I have a Creative Nomad Muvo NX which I bought when I started running earlier this year. These days, I tend to prefer to run without music, but I still use the Muvo quite a bit. One of its nice features is that while being extremely small, it can still act as a low-quality voice recorder that holds up to eight hours of recordings.
So, just for fun, the other night I stuck it in my pocket when I went to a comedy club. I was curious as to the quality I’d get. After the show, I hooked it up to my car adapter to confirm that the recording worked. It did, and though the quality wasn’t exactly hi-fi, it was decent enough.

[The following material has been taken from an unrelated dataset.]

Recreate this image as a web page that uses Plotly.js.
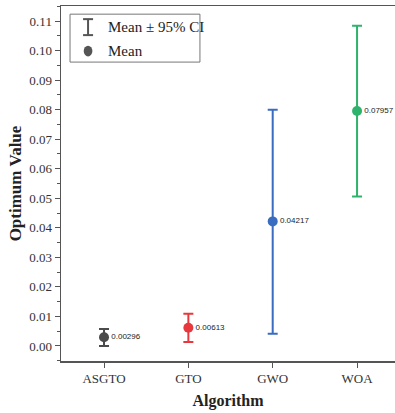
<!DOCTYPE html>
<html>
<head>
<meta charset="utf-8">
<script src="https://cdn.plot.ly/plotly-3.0.1.min.js"></script>
<style>html,body{margin:0;padding:0;background:#fff;}#chart{width:395px;height:413px;}</style>
</head>
<body>
<div id="chart"></div>
<script>
var algorithms = ["ASGTO", "GTO", "GWO", "WOA"];
var meanValues = [0.00296, 0.00613, 0.04217, 0.07957];
var ciUpper = [0.0057, 0.0109, 0.0800, 0.1084];
var ciLower = [0.0000, 0.00135, 0.0041, 0.0506];
var meanLabels = ["0.00296", "0.00613", "0.04217", "0.07957"];
var colors = ["#4b4b4b", "#e8383d", "#3a6cc0", "#2eb36c"];

var traces = algorithms.map(function (a, i) {
  return {
    type: "scatter",
    mode: "markers+text",
    x: [a],
    y: [meanValues[i]],
    text: [meanLabels[i]],
    textposition: "middle right",
    textfont: {family: "Liberation Sans, Arial, sans-serif", size: 8, color: "#222"},
    marker: {size: 10, color: colors[i], symbol: "circle"},
    error_y: {
      type: "data",
      symmetric: false,
      array: [ciUpper[i] - meanValues[i]],
      arrayminus: [meanValues[i] - ciLower[i]],
      color: colors[i],
      thickness: 2,
      width: 5
    },
    showlegend: false,
    cliponaxis: false,
    hoverinfo: "skip"
  };
});

var serif = "Liberation Serif, Times New Roman, serif";
var axisColor = "#555";

var layout = {
  width: 395,
  height: 413,
  margin: {l: 61, r: 0, t: 6, b: 52},
  paper_bgcolor: "#fff",
  plot_bgcolor: "#fff",
  font: {family: serif, size: 13, color: "#222"},
  xaxis: {
    type: "category",
    range: [-0.51, 3.45],
    showline: true,
    linecolor: axisColor,
    linewidth: 1.5,
    mirror: true,
    ticks: "outside",
    ticklen: 5,
    tickcolor: axisColor,
    tickfont: {family: serif, size: 13, color: "#333"},
    showgrid: false,
    zeroline: false,
    title: {text: "<b>Algorithm</b>", font: {family: serif, size: 16, color: "#222"}, standoff: 9}
  },
  yaxis: {
    range: [-0.0051, 0.1151],
    showline: true,
    linecolor: axisColor,
    linewidth: 1.5,
    mirror: false,
    ticks: "outside",
    ticklen: 5,
    tickcolor: axisColor,
    tick0: 0,
    dtick: 0.01,
    tickformat: ".2f",
    tickfont: {family: serif, size: 13, color: "#333"},
    minor: {ticks: "outside", ticklen: 3, tickcolor: axisColor, dtick: 0.005, tick0: 0},
    showgrid: false,
    zeroline: false,
    title: {text: "<b>Optimum Value</b>", font: {family: serif, size: 17, color: "#222"}, standoff: 3}
  },
  shapes: [
    {type: "rect", xref: "paper", yref: "paper", x0: 0.027, x1: 0.416, y0: 0.842, y1: 0.977,
     line: {color: "#777", width: 1}, fillcolor: "rgba(255,255,255,0)"},
    {type: "line", xref: "paper", yref: "paper", x0: 0.081, x1: 0.081, y0: 0.918, y1: 0.963,
     line: {color: "#555", width: 2}},
    {type: "line", xref: "paper", yref: "paper", x0: 0.066, x1: 0.096, y0: 0.963, y1: 0.963,
     line: {color: "#555", width: 2}},
    {type: "line", xref: "paper", yref: "paper", x0: 0.066, x1: 0.096, y0: 0.918, y1: 0.918,
     line: {color: "#555", width: 2}},
    {type: "circle", xref: "paper", yref: "paper", x0: 0.068, x1: 0.094, y0: 0.858, y1: 0.888,
     line: {color: "#555", width: 0}, fillcolor: "#555"}
  ],
  annotations: [
    {xref: "paper", yref: "paper", x: 0.135, y: 0.941, xanchor: "left", yanchor: "middle",
     text: "Mean ± 95% CI", showarrow: false, font: {family: serif, size: 15, color: "#222"}},
    {xref: "paper", yref: "paper", x: 0.135, y: 0.873, xanchor: "left", yanchor: "middle",
     text: "Mean", showarrow: false, font: {family: serif, size: 15, color: "#222"}}
  ]
};

Plotly.newPlot("chart", traces, layout, {displayModeBar: false, staticPlot: true});
</script>
</body>
</html>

When I got home, I went to transfer the file to my computer so that I could touch up the audio. Before I did, I renamed the file. After it was done transferring, I tried to load up the file and was told that it was an unrecognized format. I couldn’t listen to it, I could edit it, nothing. I tried a bunch of different programs to try and fix the corrupted WAV file, restore deleted versions of the file, and even edit the file directly with a hex editor. Nothing worked.
Enter the kind Gordon Gidluck, who wrote wavscript. After using a trial version of his program without success, he said to go ahead and send the file to him and he’d take a look at it. Turns out someone else had this very problem a couple weeks earlier. The problem: a single byte, the first one, out of a 30 megabyte file, was wrong. Since it was the first byte the file, it ended up corrupting the header. So, I went back into the hex editor, changed the first byte in the file and everything magically started working.
So, if you have a Muvo and the file gets corrupted, then now you know how to fix it. The Ping’s all about sharing knowledge, after all.